[Entries with chart source code]
================================
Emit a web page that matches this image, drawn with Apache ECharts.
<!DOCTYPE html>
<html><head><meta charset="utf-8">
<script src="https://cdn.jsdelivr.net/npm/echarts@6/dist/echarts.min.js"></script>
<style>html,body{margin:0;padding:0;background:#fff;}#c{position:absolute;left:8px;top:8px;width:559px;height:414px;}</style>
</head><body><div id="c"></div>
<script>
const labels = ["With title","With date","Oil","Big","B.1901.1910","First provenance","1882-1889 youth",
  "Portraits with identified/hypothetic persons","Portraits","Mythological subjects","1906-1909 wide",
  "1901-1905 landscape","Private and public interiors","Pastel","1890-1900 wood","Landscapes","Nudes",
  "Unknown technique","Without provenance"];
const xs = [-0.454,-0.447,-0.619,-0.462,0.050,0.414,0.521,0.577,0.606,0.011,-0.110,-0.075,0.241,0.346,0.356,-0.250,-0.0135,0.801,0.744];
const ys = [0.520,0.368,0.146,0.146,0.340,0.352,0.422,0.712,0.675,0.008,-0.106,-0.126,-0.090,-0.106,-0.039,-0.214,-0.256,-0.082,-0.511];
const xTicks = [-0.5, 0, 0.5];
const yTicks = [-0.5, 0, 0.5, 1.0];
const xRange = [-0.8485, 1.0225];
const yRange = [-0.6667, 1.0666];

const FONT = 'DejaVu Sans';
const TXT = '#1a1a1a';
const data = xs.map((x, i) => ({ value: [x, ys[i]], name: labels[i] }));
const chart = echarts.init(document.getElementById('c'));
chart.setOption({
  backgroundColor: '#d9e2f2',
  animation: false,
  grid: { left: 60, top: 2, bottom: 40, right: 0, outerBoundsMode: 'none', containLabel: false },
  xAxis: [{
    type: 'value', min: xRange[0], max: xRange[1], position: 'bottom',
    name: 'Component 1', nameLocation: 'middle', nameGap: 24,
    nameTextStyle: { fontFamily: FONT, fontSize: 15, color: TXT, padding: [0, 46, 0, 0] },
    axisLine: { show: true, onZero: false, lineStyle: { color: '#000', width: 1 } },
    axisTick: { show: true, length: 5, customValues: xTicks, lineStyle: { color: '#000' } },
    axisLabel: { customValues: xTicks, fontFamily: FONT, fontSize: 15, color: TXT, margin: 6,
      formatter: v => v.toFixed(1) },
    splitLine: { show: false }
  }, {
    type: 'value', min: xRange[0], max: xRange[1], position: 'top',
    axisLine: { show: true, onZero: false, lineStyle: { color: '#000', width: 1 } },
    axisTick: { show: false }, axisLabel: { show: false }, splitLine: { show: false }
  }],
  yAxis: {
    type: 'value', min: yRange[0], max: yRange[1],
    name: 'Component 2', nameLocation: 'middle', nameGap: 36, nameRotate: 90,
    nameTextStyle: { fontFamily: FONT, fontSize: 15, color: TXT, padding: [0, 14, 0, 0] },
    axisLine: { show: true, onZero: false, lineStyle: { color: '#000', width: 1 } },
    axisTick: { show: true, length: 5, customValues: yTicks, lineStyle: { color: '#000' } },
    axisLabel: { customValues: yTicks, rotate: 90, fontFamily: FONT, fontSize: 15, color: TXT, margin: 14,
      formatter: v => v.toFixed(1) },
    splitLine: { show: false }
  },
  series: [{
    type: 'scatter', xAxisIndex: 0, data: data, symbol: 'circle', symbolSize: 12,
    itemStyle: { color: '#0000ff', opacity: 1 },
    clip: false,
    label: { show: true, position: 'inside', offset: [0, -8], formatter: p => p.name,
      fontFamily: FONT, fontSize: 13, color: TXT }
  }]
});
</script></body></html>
================================
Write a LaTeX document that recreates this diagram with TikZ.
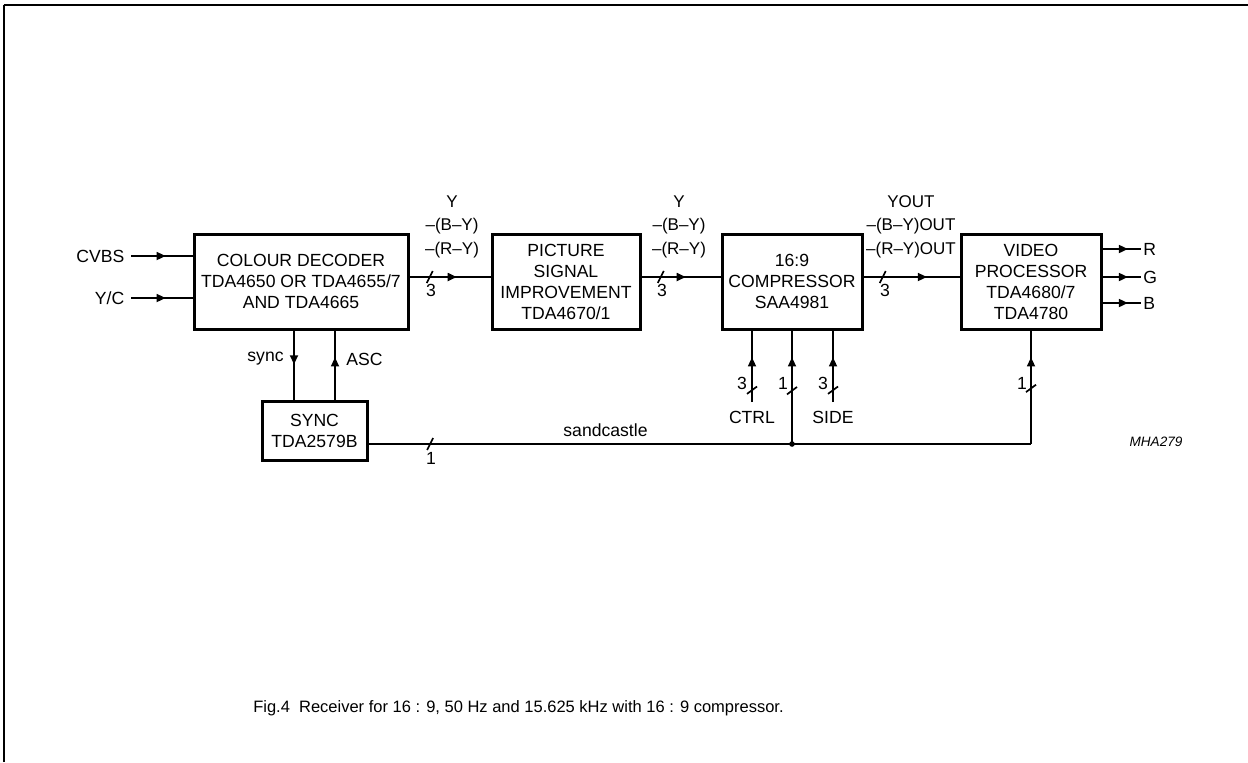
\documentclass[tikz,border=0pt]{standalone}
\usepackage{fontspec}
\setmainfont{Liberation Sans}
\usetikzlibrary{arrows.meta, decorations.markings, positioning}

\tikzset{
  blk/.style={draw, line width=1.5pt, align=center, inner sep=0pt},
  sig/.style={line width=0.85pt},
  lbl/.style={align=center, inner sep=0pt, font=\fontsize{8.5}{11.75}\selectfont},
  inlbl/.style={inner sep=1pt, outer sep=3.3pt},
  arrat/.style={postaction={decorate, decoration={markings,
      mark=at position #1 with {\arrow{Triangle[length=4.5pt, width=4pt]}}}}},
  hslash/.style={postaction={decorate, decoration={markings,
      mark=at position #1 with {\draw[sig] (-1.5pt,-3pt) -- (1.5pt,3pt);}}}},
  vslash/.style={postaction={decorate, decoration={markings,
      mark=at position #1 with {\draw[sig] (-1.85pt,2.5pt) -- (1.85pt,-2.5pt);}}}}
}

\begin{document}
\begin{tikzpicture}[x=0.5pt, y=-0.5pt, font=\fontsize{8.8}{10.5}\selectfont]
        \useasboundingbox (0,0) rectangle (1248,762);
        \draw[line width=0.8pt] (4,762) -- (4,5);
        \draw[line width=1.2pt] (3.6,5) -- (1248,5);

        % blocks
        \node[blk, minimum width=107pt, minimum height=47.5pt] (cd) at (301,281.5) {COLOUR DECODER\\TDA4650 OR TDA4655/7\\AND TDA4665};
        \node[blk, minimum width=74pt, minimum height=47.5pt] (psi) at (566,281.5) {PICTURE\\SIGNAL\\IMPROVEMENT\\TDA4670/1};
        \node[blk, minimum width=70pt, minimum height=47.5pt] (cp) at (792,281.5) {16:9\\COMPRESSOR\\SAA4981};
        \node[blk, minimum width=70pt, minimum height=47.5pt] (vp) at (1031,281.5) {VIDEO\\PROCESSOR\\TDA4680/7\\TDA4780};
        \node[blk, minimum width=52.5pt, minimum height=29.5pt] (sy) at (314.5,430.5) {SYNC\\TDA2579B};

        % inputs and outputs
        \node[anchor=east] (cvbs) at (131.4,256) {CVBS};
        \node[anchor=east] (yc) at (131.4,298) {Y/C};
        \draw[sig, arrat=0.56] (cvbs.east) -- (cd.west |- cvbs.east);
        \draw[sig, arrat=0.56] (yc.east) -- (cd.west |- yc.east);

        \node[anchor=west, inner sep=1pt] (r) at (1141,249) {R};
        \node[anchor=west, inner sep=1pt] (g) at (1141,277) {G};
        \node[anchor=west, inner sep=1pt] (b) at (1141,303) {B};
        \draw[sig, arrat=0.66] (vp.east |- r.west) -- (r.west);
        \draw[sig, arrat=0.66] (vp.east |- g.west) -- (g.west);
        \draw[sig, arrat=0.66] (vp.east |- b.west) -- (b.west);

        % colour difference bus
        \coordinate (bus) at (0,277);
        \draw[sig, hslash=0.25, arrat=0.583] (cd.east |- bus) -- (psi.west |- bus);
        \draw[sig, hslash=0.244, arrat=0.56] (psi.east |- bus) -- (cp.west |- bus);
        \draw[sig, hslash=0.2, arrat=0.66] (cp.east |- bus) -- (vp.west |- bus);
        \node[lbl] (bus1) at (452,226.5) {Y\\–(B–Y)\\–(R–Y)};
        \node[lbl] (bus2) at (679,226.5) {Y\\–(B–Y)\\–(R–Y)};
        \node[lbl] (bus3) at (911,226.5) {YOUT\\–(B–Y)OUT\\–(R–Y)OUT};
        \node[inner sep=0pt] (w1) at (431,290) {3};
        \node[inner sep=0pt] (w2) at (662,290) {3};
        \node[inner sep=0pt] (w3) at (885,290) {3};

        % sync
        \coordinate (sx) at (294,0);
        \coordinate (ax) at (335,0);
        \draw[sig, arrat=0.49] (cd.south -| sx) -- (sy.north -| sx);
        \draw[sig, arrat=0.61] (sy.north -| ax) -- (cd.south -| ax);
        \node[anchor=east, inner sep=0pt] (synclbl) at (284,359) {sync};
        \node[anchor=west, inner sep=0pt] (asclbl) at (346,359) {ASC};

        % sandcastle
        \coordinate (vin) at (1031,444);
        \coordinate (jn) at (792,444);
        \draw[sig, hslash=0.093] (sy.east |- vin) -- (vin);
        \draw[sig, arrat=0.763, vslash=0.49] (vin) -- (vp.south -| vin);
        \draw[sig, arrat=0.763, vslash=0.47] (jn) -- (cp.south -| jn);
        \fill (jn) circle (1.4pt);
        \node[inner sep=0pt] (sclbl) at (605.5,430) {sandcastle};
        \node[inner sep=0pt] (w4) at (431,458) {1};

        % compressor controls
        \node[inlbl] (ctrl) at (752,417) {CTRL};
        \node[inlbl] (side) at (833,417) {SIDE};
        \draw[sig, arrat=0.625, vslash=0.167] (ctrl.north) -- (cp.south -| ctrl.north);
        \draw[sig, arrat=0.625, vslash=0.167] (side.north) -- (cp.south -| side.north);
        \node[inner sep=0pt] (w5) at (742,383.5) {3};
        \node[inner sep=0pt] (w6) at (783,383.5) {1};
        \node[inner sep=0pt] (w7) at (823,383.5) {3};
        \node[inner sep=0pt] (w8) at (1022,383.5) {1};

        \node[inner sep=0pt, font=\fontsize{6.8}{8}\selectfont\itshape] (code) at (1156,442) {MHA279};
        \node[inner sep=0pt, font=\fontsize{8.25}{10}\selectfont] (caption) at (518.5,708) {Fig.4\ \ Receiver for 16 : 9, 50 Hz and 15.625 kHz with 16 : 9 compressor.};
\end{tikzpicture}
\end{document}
================================
EXERCISE TASK — The first line to copy holds "Write a LaTeX", and the last holds "(3.6,5) -- (1248,5);". Copy them and the lines between exactly, leaving out pictures.

RESULT FOR THIS TASK —
Write a LaTeX document that recreates this diagram with TikZ.
\documentclass[tikz,border=0pt]{standalone}
\usepackage{fontspec}
\setmainfont{Liberation Sans}
\usetikzlibrary{arrows.meta, decorations.markings, positioning}

\tikzset{
  blk/.style={draw, line width=1.5pt, align=center, inner sep=0pt},
  sig/.style={line width=0.85pt},
  lbl/.style={align=center, inner sep=0pt, font=\fontsize{8.5}{11.75}\selectfont},
  inlbl/.style={inner sep=1pt, outer sep=3.3pt},
  arrat/.style={postaction={decorate, decoration={markings,
      mark=at position #1 with {\arrow{Triangle[length=4.5pt, width=4pt]}}}}},
  hslash/.style={postaction={decorate, decoration={markings,
      mark=at position #1 with {\draw[sig] (-1.5pt,-3pt) -- (1.5pt,3pt);}}}},
  vslash/.style={postaction={decorate, decoration={markings,
      mark=at position #1 with {\draw[sig] (-1.85pt,2.5pt) -- (1.85pt,-2.5pt);}}}}
}

\begin{document}
\begin{tikzpicture}[x=0.5pt, y=-0.5pt, font=\fontsize{8.8}{10.5}\selectfont]
        \useasboundingbox (0,0) rectangle (1248,762);
        \draw[line width=0.8pt] (4,762) -- (4,5);
        \draw[line width=1.2pt] (3.6,5) -- (1248,5);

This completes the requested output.